When she received the call yesterday and raced to the hospital, saw her sister pale and unmoving on the stretcher-that awful gash on her head-it felt as though she was living a terrible memory, as if it had all happened before. As afraid and shocked as she’d been before Izzy opened her eyes and started to speak, it was as though she’d been expecting some awful event relating to her sister’s husband all along.
There was something wrong with Marcus Raine; she’d known it from the day she’d first lain eyes upon him. He was worse through the lens, all hard angles and an odd shadow to his eyes. As a photographer, she knew to wait for that millisecond when the face revealed itself, a flicker of the eyes, an involuntary shifting of the muscles in the jaw or forehead. This was the second when pretty people were beautiful, or beautiful people ugly, or cheerful people suddenly haunted. A face is an organic entity; it can’t hold a protective posture forever. It must surface for air. She saw him clearly and early.

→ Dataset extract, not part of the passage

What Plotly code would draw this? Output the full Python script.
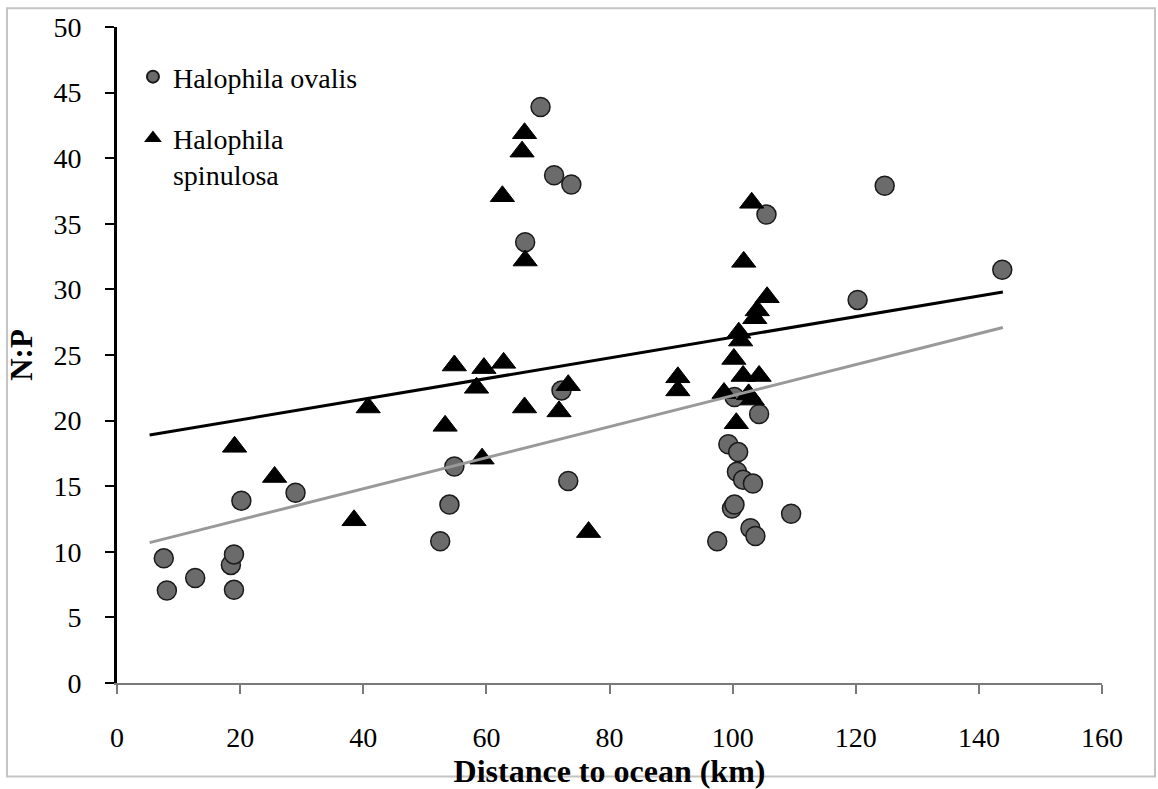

She’d tried to talk to Isabel but her sister wasn’t hearing it. Linda realized that she’d have to accept Marcus and hope she was wrong about him, or lose her sister. That’s what happened when the biological family rejects a spouse; a continental drift. If the marriage is successful, the incompatible units slowly move away from one another. Visits become less frequent until there is only the occasional phone call, the obligatory Sunday afternoon get-together, the infrequent, awkward dinner where so much goes unsaid. Linda could see how it would happen, had seen it before with her friends. Isabel was that in love with him. And so Linda, with an almost superhuman effort, bit her tongue and they all moved forward together. The irony was that, five years later, Linda was just starting to let her guard down about Marcus. Erik had always liked him, was beginning to convince her that she’d been mistaken. She was moving beyond just tolerance, even starting to like him a little. She should have known. The lens doesn’t lie.